The exercise: Restate each of the lines below word for word and drop every picture.

-- -- --

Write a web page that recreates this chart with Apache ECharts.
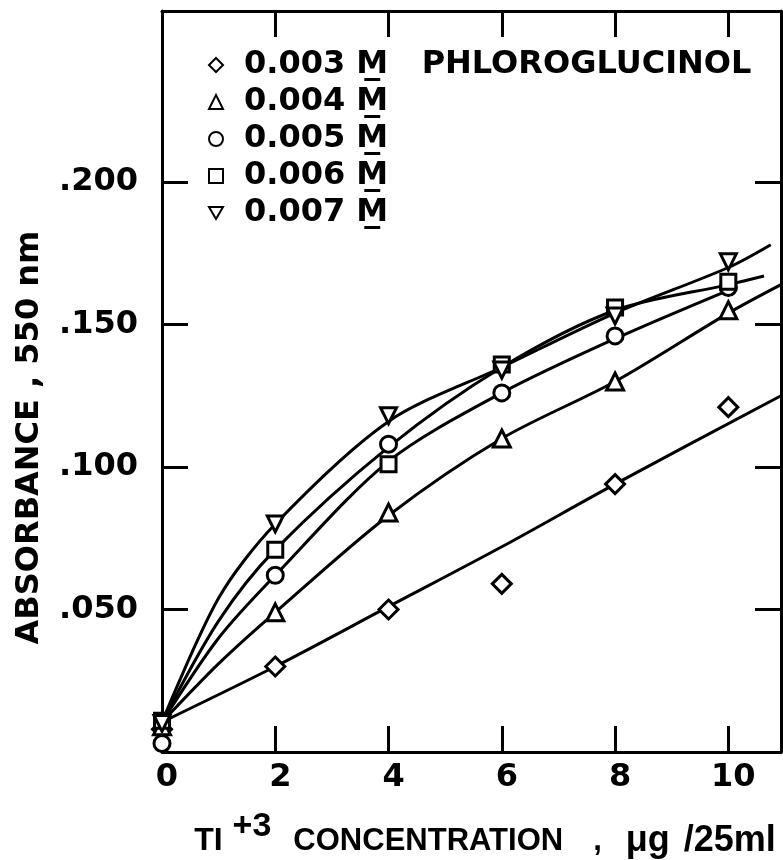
<!DOCTYPE html>
<html>
<head>
<meta charset="utf-8">
<script src="https://cdn.jsdelivr.net/npm/echarts@6/dist/echarts.min.js"></script>
<style>
html,body{margin:0;padding:0;background:#fff;}
#chart{width:783px;height:860px;}
</style>
</head>
<body>
<div id="chart"></div>
<script>
// ---- data ----
const seriesNames = ['0.003 M', '0.004 M', '0.005 M', '0.006 M', '0.007 M'];
const legendExtra = 'PHLOROGLUCINOL';
const xTickValues = [0, 2, 4, 6, 8, 10];
const yTickValues = [0.05, 0.10, 0.15, 0.20];

// measured points [Tl+3 µg/25ml, absorbance]
const pts003 = [[0, 0.008], [2, 0.030], [4, 0.050], [6, 0.059], [8, 0.094], [10, 0.121]];
const pts004 = [[0, 0.009], [2, 0.049], [4, 0.084], [6, 0.110], [8, 0.130], [10, 0.155]];
const pts005 = [[0, 0.003], [2, 0.062], [4, 0.108], [6, 0.126], [8, 0.146], [10, 0.163]];
const pts006 = [[0, 0.011], [2, 0.071], [4, 0.101], [6, 0.136], [8, 0.156], [10, 0.165]];
const pts007 = [[0, 0.010], [2, 0.080], [4, 0.118], [6, 0.134], [8, 0.153], [10, 0.172]];

// hand-drawn curves
const curve003 = [[0, 0.0105], [2, 0.030], [4, 0.051], [6, 0.072], [8, 0.094], [10.93, 0.125]];
const curve004 = [[0, 0.0105], [1, 0.031], [2, 0.049], [4, 0.083], [6, 0.110], [8, 0.130], [10, 0.154], [10.93, 0.164]];
const curve005 = [[0, 0.0105], [1, 0.040], [2, 0.062], [4, 0.102], [6, 0.126], [8, 0.145], [10, 0.162]];
const curve006 = [[0, 0.0105], [1, 0.046], [2, 0.071], [4, 0.107], [6, 0.135], [8, 0.155], [10, 0.164], [10.63, 0.167]];
const curve007 = [[0, 0.0105], [1, 0.054], [2, 0.080], [4, 0.116], [6, 0.135], [8, 0.154], [10, 0.170], [10.75, 0.178]];

const pointSets = [pts003, pts004, pts005, pts006, pts007];
const curveSets = [curve003, curve004, curve005, curve006, curve007];
const symbols = ['diamond', 'triangle', 'circle', 'rect', 'path://M0,0 L20,0 L10,17 Z'];
const symbolSizes = [19, 17, 16, 15, 16];

// ---- chart ----
const FONT = 'DejaVu Sans';
const TFONT = 'Liberation Sans';
const chart = echarts.init(document.getElementById('chart'), null, {renderer: 'canvas'});
const axisLineStyle = {color: '#000', width: 3};

const series = [];
curveSets.forEach((c, i) => {
  series.push({
    name: 'curve ' + seriesNames[i],
    type: 'line',
    data: c,
    smooth: 0.3,
    showSymbol: false,
    symbol: 'none',
    lineStyle: {color: '#000', width: 3},
    z: 2,
    silent: true
  });
});
pointSets.forEach((p, i) => {
  series.push({
    name: seriesNames[i],
    type: 'scatter',
    data: p,
    symbol: symbols[i],
    symbolSize: symbolSizes[i],
    itemStyle: {color: '#fff', borderColor: '#000', borderWidth: 3, opacity: 1},
    z: 5
  });
});

const option = {
  animation: false,
  backgroundColor: '#fff',
  grid: {left: 162, right: 2, top: 11, bottom: 108, containLabel: false, outerBoundsMode: 'none'},
  legend: {
    data: seriesNames,
    orient: 'vertical',
    left: 203,
    top: 44,
    itemWidth: 14,
    itemHeight: 14,
    itemGap: 5,
    selectedMode: false,
    textStyle: {fontFamily: FONT, fontWeight: 'bold', fontSize: 32, lineHeight: 32, color: '#000', padding: [0, 0, 0, 16]},
    formatter: function (name) {
      const t = name.replace('M', 'M\u0332');
      return name === seriesNames[0] ? t + '   ' + legendExtra : t;
    }
  },
  xAxis: [{
    type: 'value',
    position: 'bottom',
    min: 0,
    max: 10.93,
    interval: 2,
    splitLine: {show: false},
    axisLine: {show: true, onZero: false, lineStyle: axisLineStyle},
    axisTick: {show: true, inside: true, length: 26, lineStyle: axisLineStyle, customValues: [2, 4, 6, 8, 10]},
    axisLabel: {
      customValues: xTickValues,
      margin: 10,
      padding: [0, 0, 0, 10],
      fontFamily: FONT, fontWeight: 'bold', fontSize: 32, color: '#000'
    },
    name: '{a|TI}{sup|+3}{b|CONCENTRATION}{c|,}{d|\u03bcg}{e|/25ml}',
    nameLocation: 'middle',
    nameGap: 58,
    nameTextStyle: {
      color: '#000',
      rich: {
        a: {fontFamily: TFONT, fontWeight: 'bold', fontSize: 32, lineHeight: 62, verticalAlign: 'middle', padding: [0, 0, 0, 27]},
        sup: {fontFamily: TFONT, fontWeight: 'bold', fontSize: 34, lineHeight: 20, verticalAlign: 'top', padding: [0, 0, 0, 10]},
        b: {fontFamily: TFONT, fontWeight: 'bold', fontSize: 31, lineHeight: 62, verticalAlign: 'middle', padding: [0, 0, 0, 22]},
        c: {fontFamily: TFONT, fontWeight: 'bold', fontSize: 31, lineHeight: 62, verticalAlign: 'middle', padding: [0, 0, 0, 30]},
        d: {fontFamily: TFONT, fontWeight: 'bold', fontSize: 36, lineHeight: 62, verticalAlign: 'middle', padding: [0, 0, 0, 24]},
        e: {fontFamily: TFONT, fontWeight: 'bold', fontSize: 36, lineHeight: 62, verticalAlign: 'middle', padding: [0, 0, 0, 14]}
      }
    }
  }, {
    type: 'value',
    position: 'top',
    min: 0,
    max: 10.93,
    interval: 2,
    splitLine: {show: false},
    axisLine: {show: true, onZero: false, lineStyle: axisLineStyle},
    axisTick: {show: true, inside: true, length: 26, lineStyle: axisLineStyle, customValues: [2, 4, 6, 8, 10]},
    axisLabel: {show: false}
  }],
  yAxis: [{
    type: 'value',
    position: 'left',
    min: 0,
    max: 0.26,
    interval: 0.05,
    splitLine: {show: false},
    axisLine: {show: true, onZero: false, lineStyle: axisLineStyle},
    axisTick: {show: true, inside: true, length: 26, lineStyle: axisLineStyle, customValues: yTickValues},
    axisLabel: {
      customValues: yTickValues,
      margin: 24,
      fontFamily: FONT, fontWeight: 'bold', fontSize: 32, color: '#000',
      formatter: v => v.toFixed(3).replace(/^0/, '')
    },
    name: 'ABSORBANCE , 550 nm',
    nameLocation: 'middle',
    nameGap: 114,
    nameTextStyle: {
      fontFamily: FONT, fontWeight: 'bold', fontSize: 32, lineHeight: 36, color: '#000',
      padding: [0, 112, 0, 0]
    }
  }, {
    type: 'value',
    position: 'right',
    min: 0,
    max: 0.26,
    interval: 0.05,
    splitLine: {show: false},
    axisLine: {show: true, onZero: false, lineStyle: axisLineStyle},
    axisTick: {show: true, inside: true, length: 26, lineStyle: axisLineStyle, customValues: yTickValues},
    axisLabel: {show: false}
  }],
  series: series
};
chart.setOption(option);
</script>
</body>
</html>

-- -- --

Expected answer:
Write a web page that recreates this chart with Apache ECharts.
<!DOCTYPE html>
<html>
<head>
<meta charset="utf-8">
<script src="https://cdn.jsdelivr.net/npm/echarts@6/dist/echarts.min.js"></script>
<style>
html,body{margin:0;padding:0;background:#fff;}
#chart{width:783px;height:860px;}
</style>
</head>
<body>
<div id="chart"></div>
<script>
// ---- data ----
const seriesNames = ['0.003 M', '0.004 M', '0.005 M', '0.006 M', '0.007 M'];
const legendExtra = 'PHLOROGLUCINOL';
const xTickValues = [0, 2, 4, 6, 8, 10];
const yTickValues = [0.05, 0.10, 0.15, 0.20];

// measured points [Tl+3 µg/25ml, absorbance]
const pts003 = [[0, 0.008], [2, 0.030], [4, 0.050], [6, 0.059], [8, 0.094], [10, 0.121]];
const pts004 = [[0, 0.009], [2, 0.049], [4, 0.084], [6, 0.110], [8, 0.130], [10, 0.155]];
const pts005 = [[0, 0.003], [2, 0.062], [4, 0.108], [6, 0.126], [8, 0.146], [10, 0.163]];
const pts006 = [[0, 0.011], [2, 0.071], [4, 0.101], [6, 0.136], [8, 0.156], [10, 0.165]];
const pts007 = [[0, 0.010], [2, 0.080], [4, 0.118], [6, 0.134], [8, 0.153], [10, 0.172]];

// hand-drawn curves
const curve003 = [[0, 0.0105], [2, 0.030], [4, 0.051], [6, 0.072], [8, 0.094], [10.93, 0.125]];
const curve004 = [[0, 0.0105], [1, 0.031], [2, 0.049], [4, 0.083], [6, 0.110], [8, 0.130], [10, 0.154], [10.93, 0.164]];
const curve005 = [[0, 0.0105], [1, 0.040], [2, 0.062], [4, 0.102], [6, 0.126], [8, 0.145], [10, 0.162]];
const curve006 = [[0, 0.0105], [1, 0.046], [2, 0.071], [4, 0.107], [6, 0.135], [8, 0.155], [10, 0.164], [10.63, 0.167]];
const curve007 = [[0, 0.0105], [1, 0.054], [2, 0.080], [4, 0.116], [6, 0.135], [8, 0.154], [10, 0.170], [10.75, 0.178]];

const pointSets = [pts003, pts004, pts005, pts006, pts007];
const curveSets = [curve003, curve004, curve005, curve006, curve007];
const symbols = ['diamond', 'triangle', 'circle', 'rect', 'path://M0,0 L20,0 L10,17 Z'];
const symbolSizes = [19, 17, 16, 15, 16];

// ---- chart ----
const FONT = 'DejaVu Sans';
const TFONT = 'Liberation Sans';
const chart = echarts.init(document.getElementById('chart'), null, {renderer: 'canvas'});
const axisLineStyle = {color: '#000', width: 3};

const series = [];
curveSets.forEach((c, i) => {
  series.push({
    name: 'curve ' + seriesNames[i],
    type: 'line',
    data: c,
    smooth: 0.3,
    showSymbol: false,
    symbol: 'none',
    lineStyle: {color: '#000', width: 3},
    z: 2,
    silent: true
  });
});
pointSets.forEach((p, i) => {
  series.push({
    name: seriesNames[i],
    type: 'scatter',
    data: p,
    symbol: symbols[i],
    symbolSize: symbolSizes[i],
    itemStyle: {color: '#fff', borderColor: '#000', borderWidth: 3, opacity: 1},
    z: 5
  });
});

const option = {
  animation: false,
  backgroundColor: '#fff',
  grid: {left: 162, right: 2, top: 11, bottom: 108, containLabel: false, outerBoundsMode: 'none'},
  legend: {
    data: seriesNames,
    orient: 'vertical',
    left: 203,
    top: 44,
    itemWidth: 14,
    itemHeight: 14,
    itemGap: 5,
    selectedMode: false,
    textStyle: {fontFamily: FONT, fontWeight: 'bold', fontSize: 32, lineHeight: 32, color: '#000', padding: [0, 0, 0, 16]},
    formatter: function (name) {
      const t = name.replace('M', 'M\u0332');
      return name === seriesNames[0] ? t + '   ' + legendExtra : t;
    }
  },
  xAxis: [{
    type: 'value',
    position: 'bottom',
    min: 0,
    max: 10.93,
    interval: 2,
    splitLine: {show: false},
    axisLine: {show: true, onZero: false, lineStyle: axisLineStyle},
    axisTick: {show: true, inside: true, length: 26, lineStyle: axisLineStyle, customValues: [2, 4, 6, 8, 10]},
    axisLabel: {
      customValues: xTickValues,
      margin: 10,
      padding: [0, 0, 0, 10],
      fontFamily: FONT, fontWeight: 'bold', fontSize: 32, color: '#000'
    },
    name: '{a|TI}{sup|+3}{b|CONCENTRATION}{c|,}{d|\u03bcg}{e|/25ml}',
    nameLocation: 'middle',
    nameGap: 58,
    nameTextStyle: {
      color: '#000',
      rich: {
        a: {fontFamily: TFONT, fontWeight: 'bold', fontSize: 32, lineHeight: 62, verticalAlign: 'middle', padding: [0, 0, 0, 27]},
        sup: {fontFamily: TFONT, fontWeight: 'bold', fontSize: 34, lineHeight: 20, verticalAlign: 'top', padding: [0, 0, 0, 10]},
        b: {fontFamily: TFONT, fontWeight: 'bold', fontSize: 31, lineHeight: 62, verticalAlign: 'middle', padding: [0, 0, 0, 22]},
        c: {fontFamily: TFONT, fontWeight: 'bold', fontSize: 31, lineHeight: 62, verticalAlign: 'middle', padding: [0, 0, 0, 30]},
        d: {fontFamily: TFONT, fontWeight: 'bold', fontSize: 36, lineHeight: 62, verticalAlign: 'middle', padding: [0, 0, 0, 24]},
        e: {fontFamily: TFONT, fontWeight: 'bold', fontSize: 36, lineHeight: 62, verticalAlign: 'middle', padding: [0, 0, 0, 14]}
      }
    }
  }, {
    type: 'value',
    position: 'top',
    min: 0,
    max: 10.93,
    interval: 2,
    splitLine: {show: false},
    axisLine: {show: true, onZero: false, lineStyle: axisLineStyle},
    axisTick: {show: true, inside: true, length: 26, lineStyle: axisLineStyle, customValues: [2, 4, 6, 8, 10]},
    axisLabel: {show: false}
  }],
  yAxis: [{
    type: 'value',
    position: 'left',
    min: 0,
    max: 0.26,
    interval: 0.05,
    splitLine: {show: false},
    axisLine: {show: true, onZero: false, lineStyle: axisLineStyle},
    axisTick: {show: true, inside: true, length: 26, lineStyle: axisLineStyle, customValues: yTickValues},
    axisLabel: {
      customValues: yTickValues,
      margin: 24,
      fontFamily: FONT, fontWeight: 'bold', fontSize: 32, color: '#000',
      formatter: v => v.toFixed(3).replace(/^0/, '')
    },
    name: 'ABSORBANCE , 550 nm',
    nameLocation: 'middle',
    nameGap: 114,
    nameTextStyle: {
      fontFamily: FONT, fontWeight: 'bold', fontSize: 32, lineHeight: 36, color: '#000',
      padding: [0, 112, 0, 0]
    }
  }, {
    type: 'value',
    position: 'right',
    min: 0,
    max: 0.26,
    interval: 0.05,
    splitLine: {show: false},
    axisLine: {show: true, onZero: false, lineStyle: axisLineStyle},
    axisTick: {show: true, inside: true, length: 26, lineStyle: axisLineStyle, customValues: yTickValues},
    axisLabel: {show: false}
  }],
  series: series
};
chart.setOption(option);
</script>
</body>
</html>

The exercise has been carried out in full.